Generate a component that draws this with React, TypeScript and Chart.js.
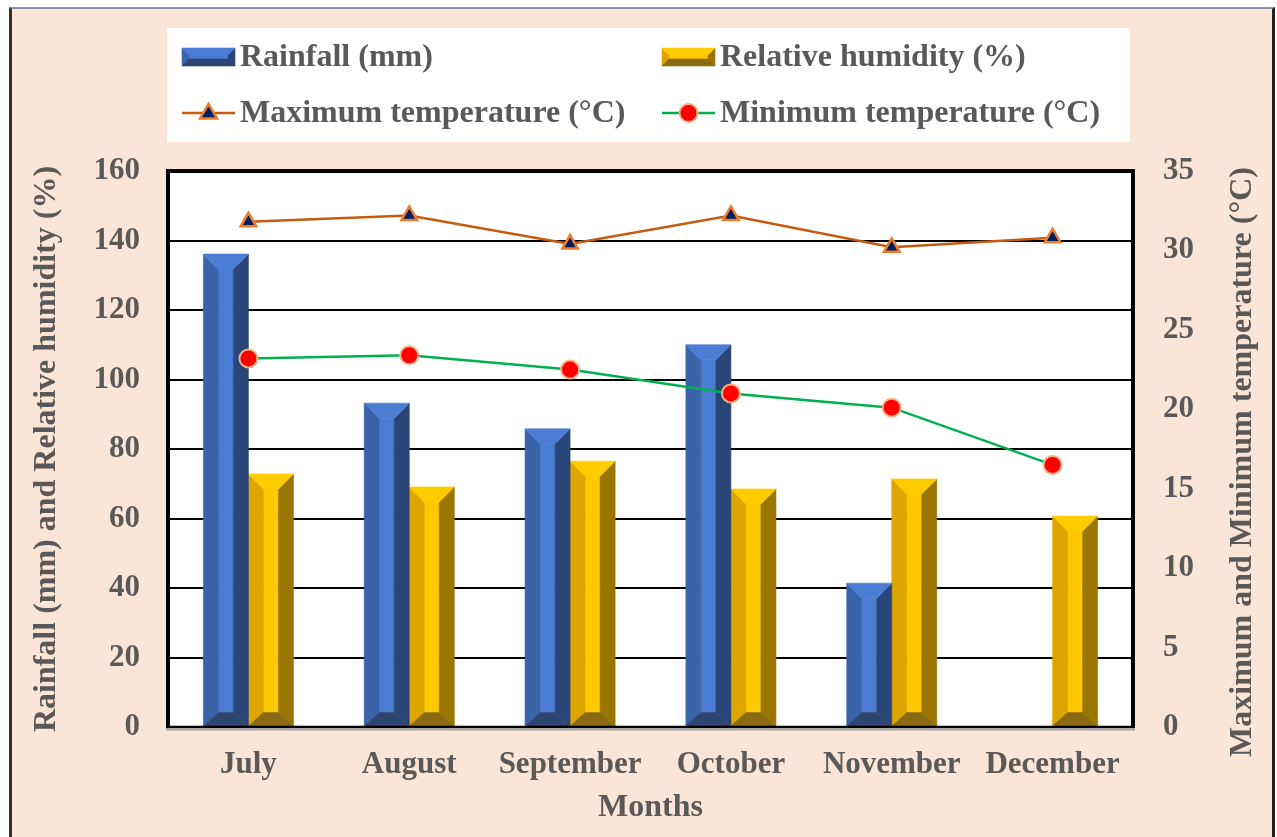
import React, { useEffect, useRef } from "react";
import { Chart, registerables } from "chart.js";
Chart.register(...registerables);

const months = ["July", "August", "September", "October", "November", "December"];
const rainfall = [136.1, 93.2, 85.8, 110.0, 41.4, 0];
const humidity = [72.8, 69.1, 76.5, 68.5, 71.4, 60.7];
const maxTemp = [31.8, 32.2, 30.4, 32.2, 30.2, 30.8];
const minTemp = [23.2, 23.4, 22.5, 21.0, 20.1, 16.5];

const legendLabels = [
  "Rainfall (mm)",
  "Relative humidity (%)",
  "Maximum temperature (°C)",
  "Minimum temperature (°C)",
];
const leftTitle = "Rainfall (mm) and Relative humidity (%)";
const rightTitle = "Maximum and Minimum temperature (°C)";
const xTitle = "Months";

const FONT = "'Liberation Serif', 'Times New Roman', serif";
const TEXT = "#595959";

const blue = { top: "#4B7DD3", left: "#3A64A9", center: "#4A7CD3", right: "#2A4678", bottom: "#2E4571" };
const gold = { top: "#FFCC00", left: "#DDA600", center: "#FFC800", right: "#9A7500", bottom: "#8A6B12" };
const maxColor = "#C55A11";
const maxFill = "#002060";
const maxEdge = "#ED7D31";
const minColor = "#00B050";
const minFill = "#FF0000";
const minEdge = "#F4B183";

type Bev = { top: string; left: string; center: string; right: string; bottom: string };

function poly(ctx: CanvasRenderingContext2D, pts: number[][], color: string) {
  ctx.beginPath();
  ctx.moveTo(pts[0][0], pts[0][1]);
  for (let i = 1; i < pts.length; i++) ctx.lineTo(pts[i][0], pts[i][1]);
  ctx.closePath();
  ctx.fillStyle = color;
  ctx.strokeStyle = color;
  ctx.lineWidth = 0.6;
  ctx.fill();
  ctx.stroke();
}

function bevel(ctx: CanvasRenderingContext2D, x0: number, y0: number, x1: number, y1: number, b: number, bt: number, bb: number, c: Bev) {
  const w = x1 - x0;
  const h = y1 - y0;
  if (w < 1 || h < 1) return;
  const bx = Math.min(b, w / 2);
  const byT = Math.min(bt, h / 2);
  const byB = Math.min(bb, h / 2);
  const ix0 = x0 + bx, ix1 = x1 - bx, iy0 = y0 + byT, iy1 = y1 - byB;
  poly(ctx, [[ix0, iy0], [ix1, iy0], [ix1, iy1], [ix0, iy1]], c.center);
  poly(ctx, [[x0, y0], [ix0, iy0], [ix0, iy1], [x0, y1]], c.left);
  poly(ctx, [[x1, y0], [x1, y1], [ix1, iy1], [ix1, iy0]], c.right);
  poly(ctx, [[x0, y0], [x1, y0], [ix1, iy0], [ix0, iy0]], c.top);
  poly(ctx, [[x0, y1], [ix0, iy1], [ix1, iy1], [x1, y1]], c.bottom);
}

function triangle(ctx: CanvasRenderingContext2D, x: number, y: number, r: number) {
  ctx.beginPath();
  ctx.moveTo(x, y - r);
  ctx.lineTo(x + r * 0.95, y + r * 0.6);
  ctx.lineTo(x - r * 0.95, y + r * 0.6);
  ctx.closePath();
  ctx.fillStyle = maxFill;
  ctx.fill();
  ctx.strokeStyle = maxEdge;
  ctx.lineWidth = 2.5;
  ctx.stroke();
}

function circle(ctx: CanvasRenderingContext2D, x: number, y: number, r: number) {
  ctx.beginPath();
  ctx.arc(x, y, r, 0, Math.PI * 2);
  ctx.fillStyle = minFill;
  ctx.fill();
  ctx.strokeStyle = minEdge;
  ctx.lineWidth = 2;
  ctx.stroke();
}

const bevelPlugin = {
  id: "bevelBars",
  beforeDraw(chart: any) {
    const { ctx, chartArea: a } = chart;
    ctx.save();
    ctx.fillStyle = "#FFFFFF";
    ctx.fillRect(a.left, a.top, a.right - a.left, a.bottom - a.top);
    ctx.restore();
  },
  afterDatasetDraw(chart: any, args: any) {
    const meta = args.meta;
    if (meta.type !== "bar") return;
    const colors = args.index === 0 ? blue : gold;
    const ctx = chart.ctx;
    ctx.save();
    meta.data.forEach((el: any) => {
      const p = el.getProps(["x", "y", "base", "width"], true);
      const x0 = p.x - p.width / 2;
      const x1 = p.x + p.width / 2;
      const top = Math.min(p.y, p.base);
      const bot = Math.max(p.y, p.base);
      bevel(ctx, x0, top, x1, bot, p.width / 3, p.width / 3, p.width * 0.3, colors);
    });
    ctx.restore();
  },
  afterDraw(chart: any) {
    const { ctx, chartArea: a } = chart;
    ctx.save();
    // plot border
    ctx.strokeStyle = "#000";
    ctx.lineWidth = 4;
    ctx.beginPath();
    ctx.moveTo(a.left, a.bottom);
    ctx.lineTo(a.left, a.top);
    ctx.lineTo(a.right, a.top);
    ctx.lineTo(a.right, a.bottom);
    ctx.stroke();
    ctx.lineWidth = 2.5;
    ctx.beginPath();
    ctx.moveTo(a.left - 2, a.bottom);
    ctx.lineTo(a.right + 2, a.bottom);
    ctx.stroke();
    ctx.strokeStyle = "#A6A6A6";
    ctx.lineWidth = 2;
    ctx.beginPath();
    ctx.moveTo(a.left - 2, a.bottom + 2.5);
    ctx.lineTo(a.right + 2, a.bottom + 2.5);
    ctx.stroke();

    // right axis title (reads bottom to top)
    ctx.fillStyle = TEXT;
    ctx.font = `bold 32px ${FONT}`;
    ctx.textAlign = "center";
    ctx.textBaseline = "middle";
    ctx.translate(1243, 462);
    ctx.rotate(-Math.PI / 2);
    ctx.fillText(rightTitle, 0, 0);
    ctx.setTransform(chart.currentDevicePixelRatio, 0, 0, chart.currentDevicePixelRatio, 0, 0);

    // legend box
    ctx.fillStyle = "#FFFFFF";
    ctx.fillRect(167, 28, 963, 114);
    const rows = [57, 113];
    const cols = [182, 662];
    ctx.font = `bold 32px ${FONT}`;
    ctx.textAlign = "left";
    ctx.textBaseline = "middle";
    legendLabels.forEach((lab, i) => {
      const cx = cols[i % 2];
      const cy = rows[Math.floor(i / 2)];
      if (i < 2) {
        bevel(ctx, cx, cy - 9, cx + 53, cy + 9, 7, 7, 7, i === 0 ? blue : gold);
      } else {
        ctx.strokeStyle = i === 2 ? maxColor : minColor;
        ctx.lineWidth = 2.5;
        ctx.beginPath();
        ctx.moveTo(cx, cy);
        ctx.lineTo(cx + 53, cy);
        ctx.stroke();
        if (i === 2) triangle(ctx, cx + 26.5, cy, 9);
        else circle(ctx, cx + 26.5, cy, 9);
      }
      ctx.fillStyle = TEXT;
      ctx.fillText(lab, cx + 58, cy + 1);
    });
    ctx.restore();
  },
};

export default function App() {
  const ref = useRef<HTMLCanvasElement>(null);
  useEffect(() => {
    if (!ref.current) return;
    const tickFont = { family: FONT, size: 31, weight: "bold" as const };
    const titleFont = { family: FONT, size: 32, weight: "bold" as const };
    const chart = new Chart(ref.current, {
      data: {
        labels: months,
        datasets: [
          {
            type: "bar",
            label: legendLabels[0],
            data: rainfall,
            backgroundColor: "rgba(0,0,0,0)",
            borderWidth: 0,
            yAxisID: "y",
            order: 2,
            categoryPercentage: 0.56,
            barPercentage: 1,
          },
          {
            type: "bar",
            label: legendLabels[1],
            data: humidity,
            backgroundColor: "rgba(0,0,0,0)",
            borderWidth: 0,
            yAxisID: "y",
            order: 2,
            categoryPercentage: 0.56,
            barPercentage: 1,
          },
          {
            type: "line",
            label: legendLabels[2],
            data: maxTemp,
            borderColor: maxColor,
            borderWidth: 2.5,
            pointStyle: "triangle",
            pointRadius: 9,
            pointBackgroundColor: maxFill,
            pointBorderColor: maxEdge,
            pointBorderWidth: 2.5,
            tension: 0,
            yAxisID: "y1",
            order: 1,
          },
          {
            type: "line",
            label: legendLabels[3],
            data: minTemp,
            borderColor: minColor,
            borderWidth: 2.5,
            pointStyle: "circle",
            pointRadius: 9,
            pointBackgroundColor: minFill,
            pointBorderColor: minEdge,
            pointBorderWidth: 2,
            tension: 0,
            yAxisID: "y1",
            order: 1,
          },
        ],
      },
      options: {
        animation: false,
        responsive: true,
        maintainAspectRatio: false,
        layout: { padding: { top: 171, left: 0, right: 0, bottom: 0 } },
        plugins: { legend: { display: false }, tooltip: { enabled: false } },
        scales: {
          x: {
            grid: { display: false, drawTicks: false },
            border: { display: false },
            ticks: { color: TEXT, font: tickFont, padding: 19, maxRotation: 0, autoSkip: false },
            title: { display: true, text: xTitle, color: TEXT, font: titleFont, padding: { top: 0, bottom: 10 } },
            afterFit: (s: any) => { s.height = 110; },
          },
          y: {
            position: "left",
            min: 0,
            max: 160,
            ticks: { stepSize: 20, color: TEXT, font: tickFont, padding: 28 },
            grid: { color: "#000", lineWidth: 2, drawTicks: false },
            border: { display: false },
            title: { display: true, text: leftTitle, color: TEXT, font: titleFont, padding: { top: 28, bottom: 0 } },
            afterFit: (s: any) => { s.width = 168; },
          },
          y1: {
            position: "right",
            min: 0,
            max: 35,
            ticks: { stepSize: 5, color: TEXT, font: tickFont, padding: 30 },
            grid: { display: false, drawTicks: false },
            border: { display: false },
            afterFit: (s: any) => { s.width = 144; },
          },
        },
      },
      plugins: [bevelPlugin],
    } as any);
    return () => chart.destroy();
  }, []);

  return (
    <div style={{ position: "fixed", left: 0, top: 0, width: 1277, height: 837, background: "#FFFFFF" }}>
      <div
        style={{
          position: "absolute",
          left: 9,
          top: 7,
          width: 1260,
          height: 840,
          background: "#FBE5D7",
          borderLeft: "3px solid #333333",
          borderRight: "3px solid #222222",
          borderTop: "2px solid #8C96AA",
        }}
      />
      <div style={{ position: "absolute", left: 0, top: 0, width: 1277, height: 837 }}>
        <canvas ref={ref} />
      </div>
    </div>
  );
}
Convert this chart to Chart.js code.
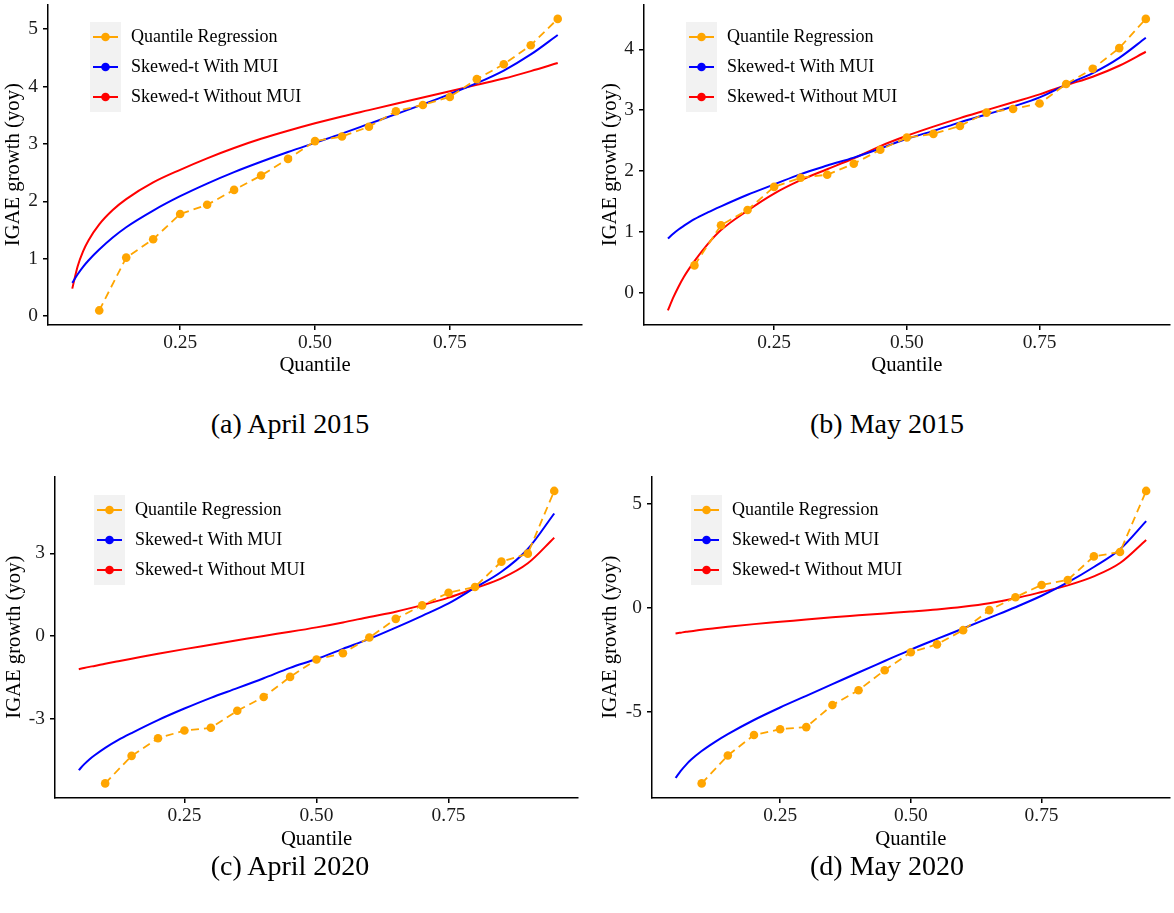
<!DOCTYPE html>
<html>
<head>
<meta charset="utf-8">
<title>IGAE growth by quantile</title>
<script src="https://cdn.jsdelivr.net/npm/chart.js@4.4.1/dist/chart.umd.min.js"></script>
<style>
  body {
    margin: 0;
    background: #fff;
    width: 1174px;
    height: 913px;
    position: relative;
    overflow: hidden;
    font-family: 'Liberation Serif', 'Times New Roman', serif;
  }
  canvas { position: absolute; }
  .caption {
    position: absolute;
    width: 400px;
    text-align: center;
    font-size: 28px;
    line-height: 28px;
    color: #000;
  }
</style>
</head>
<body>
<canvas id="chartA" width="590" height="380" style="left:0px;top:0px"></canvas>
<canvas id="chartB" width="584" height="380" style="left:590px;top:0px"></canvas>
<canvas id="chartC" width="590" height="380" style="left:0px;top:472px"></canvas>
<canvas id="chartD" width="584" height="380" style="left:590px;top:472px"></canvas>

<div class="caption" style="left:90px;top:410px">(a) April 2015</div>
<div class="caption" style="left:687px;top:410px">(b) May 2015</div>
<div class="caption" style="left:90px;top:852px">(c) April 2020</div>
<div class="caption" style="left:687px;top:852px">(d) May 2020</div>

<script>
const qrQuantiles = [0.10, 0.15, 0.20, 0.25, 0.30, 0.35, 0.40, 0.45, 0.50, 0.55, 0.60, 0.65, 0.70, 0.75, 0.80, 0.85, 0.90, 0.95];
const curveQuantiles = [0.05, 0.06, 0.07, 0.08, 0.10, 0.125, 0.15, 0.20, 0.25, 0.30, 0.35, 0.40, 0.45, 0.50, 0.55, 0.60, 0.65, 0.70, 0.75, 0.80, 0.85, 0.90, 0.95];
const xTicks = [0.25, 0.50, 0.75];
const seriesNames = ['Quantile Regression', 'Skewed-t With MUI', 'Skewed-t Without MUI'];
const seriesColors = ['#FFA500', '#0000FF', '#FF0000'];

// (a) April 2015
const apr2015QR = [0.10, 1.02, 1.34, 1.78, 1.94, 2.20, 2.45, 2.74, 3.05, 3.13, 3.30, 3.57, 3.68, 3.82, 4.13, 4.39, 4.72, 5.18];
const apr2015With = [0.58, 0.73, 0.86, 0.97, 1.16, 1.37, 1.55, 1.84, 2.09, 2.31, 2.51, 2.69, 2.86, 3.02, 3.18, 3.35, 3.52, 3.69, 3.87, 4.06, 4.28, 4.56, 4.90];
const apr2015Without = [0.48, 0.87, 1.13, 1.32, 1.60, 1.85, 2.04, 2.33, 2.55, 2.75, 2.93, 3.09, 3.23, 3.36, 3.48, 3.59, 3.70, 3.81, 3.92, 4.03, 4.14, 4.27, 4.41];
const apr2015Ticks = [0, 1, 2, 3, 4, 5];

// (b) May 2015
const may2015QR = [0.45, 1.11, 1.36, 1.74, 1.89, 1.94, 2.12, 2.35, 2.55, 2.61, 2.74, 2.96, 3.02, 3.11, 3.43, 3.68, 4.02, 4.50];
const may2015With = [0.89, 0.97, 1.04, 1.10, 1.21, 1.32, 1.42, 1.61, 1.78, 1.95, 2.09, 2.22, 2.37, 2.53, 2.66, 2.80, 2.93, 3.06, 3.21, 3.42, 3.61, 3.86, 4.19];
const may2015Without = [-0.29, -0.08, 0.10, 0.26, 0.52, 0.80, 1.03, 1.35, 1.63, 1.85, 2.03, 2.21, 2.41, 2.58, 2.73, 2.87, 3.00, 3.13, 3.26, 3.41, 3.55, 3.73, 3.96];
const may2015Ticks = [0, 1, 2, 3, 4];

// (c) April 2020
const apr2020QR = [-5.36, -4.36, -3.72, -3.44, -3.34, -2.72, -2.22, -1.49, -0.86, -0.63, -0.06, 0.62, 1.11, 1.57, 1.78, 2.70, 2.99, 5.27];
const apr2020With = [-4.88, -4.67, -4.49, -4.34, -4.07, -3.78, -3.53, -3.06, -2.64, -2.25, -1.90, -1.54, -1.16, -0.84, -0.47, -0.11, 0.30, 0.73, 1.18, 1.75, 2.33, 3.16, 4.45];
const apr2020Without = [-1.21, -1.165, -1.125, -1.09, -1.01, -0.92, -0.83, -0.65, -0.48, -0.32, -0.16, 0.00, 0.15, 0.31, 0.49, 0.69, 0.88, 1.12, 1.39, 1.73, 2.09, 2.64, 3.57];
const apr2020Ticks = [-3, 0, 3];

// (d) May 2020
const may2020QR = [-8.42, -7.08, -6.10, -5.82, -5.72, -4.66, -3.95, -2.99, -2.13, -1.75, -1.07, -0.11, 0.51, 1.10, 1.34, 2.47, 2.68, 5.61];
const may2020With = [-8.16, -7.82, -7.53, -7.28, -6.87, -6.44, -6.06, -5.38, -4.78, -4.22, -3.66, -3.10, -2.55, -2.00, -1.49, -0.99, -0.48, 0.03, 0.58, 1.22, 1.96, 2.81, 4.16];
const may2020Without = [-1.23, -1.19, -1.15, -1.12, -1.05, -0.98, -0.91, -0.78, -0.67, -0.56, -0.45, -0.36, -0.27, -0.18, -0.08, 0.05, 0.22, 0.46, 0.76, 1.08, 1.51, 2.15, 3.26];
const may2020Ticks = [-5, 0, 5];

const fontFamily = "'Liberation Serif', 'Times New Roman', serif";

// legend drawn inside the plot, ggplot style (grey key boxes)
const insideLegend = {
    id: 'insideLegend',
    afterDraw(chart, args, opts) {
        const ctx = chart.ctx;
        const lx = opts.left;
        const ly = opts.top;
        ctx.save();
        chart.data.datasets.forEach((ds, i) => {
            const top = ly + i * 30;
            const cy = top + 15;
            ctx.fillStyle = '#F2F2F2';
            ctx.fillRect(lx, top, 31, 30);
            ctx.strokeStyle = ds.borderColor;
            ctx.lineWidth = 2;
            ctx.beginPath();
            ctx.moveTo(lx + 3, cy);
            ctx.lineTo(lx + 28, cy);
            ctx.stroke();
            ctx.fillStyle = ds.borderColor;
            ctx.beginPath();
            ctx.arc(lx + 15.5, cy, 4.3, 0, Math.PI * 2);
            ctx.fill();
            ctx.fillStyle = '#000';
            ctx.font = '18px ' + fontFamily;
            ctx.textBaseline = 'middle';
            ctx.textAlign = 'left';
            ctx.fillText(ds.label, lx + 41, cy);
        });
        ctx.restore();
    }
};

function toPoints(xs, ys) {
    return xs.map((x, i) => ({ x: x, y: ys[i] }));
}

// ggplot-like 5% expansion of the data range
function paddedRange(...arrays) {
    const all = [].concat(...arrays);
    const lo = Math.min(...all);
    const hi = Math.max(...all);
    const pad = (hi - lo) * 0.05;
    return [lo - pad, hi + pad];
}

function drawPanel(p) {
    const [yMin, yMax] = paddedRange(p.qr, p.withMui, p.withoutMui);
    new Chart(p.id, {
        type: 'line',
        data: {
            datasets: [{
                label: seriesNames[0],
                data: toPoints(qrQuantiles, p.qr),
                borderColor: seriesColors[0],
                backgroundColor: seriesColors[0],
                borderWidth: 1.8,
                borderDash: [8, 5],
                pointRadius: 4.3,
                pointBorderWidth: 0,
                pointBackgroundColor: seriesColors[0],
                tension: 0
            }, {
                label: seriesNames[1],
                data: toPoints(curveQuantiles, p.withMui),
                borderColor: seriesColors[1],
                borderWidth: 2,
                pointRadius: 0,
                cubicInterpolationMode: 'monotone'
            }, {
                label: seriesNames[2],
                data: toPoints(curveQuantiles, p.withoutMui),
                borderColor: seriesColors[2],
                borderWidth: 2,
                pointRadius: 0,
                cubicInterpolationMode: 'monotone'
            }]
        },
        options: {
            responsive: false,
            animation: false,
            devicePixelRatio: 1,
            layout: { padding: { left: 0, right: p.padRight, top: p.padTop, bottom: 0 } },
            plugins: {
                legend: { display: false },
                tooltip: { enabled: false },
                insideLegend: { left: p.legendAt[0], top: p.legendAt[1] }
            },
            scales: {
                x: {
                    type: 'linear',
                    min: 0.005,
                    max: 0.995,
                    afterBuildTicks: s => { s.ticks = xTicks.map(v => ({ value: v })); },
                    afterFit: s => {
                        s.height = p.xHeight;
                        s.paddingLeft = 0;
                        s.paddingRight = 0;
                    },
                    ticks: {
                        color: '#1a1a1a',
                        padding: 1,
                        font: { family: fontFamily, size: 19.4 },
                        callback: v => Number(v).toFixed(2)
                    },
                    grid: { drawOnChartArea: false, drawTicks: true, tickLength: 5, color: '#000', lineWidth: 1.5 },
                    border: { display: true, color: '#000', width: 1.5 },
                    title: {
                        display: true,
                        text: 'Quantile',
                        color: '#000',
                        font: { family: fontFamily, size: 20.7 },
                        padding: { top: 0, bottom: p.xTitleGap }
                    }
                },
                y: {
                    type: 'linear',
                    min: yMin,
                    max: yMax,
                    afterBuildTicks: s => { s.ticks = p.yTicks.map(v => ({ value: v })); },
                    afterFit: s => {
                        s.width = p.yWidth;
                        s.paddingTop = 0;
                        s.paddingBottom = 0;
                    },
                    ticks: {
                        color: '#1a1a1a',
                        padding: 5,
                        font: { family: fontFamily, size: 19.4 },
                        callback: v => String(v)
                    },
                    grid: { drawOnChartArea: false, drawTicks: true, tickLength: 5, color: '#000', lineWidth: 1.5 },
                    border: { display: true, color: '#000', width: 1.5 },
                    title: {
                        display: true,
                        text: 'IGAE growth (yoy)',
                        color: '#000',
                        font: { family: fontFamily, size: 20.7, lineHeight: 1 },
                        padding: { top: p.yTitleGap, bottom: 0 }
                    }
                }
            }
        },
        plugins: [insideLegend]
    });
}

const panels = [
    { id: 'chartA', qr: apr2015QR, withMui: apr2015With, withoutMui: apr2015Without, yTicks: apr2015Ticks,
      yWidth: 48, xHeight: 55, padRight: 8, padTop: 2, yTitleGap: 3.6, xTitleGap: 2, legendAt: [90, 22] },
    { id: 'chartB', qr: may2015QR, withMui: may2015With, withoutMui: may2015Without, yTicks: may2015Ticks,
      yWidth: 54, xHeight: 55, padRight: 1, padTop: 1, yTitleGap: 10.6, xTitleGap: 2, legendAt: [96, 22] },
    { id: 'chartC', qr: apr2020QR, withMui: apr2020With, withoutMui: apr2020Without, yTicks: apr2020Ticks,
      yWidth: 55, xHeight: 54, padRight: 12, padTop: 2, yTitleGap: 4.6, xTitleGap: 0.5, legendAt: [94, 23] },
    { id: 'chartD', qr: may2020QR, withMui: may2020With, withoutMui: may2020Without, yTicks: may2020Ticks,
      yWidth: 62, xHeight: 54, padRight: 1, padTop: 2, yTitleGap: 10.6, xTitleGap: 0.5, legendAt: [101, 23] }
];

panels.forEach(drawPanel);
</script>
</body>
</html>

**REQUIRED WORK:**
Reproduce each line of the entries in which the word "React" is found.

**EXERCISE OUTPUT:**
Generate a component that draws this with React, TypeScript and Chart.js.
import React, { useEffect, useRef } from "react";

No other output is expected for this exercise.